Oleh : Dr. Dino Patti Djalal

Dalam berbagai proyeksi masa depan Indonesia di abad ke-21, ada satu faktor 
yang sering luput dalam kalkulasi bangsa : diaspora Indonesia. "Diaspora" 
disini merujuk pada semua orang di luar negeri yang berdarah, berjiwa dan 
berbudaya Indonesia - baik yang masih WNI maupun yang sudah menjadi 
WNA.  Selama ini, belum ada pendekatan dan atensi sistematis dari Indonesia 
terhadap kelompok diaspora ini.

Berapa jumlah diaspora Indonesia ?  Tidak ada yang tahu persis.  

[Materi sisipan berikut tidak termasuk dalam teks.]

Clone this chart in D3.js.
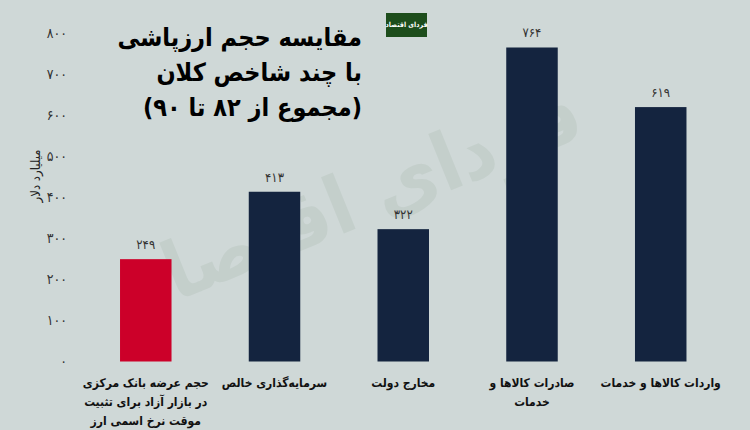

Yang pasti, jumlah diaspora Indonesia jauh lebih banyak dari yang diperkirakan, 
dan jauh lebih besar dari jumlah WNI di luar negeri yang tahun 2010 tercatat 
sekitar 3 juta orang.  Di Madagascar, misalnya, tercatat hanya 57 pemegang 
paspor Indonesia; namun 60 % penduduknya keturunan Indonesia.  Di Afrika 
Selatan, tercatat 334 WNI, namun diketahui ada 1,2 juta keturunan Indonesia - 
bahkan ada kota bernama Makassar.  Di Kaledonia Baru ada tercatat 334 WNI, 
namun keturunan Indonesia berjumlah sekitar 7,000.  Di Belanda, walaupun WNI 
hanya 15,000, konon ada 1 juta yang berdarah Indonesia.  Apalagi di Malaysia, 
dimana tercatat ada sekitar 1,5 juta WNI. 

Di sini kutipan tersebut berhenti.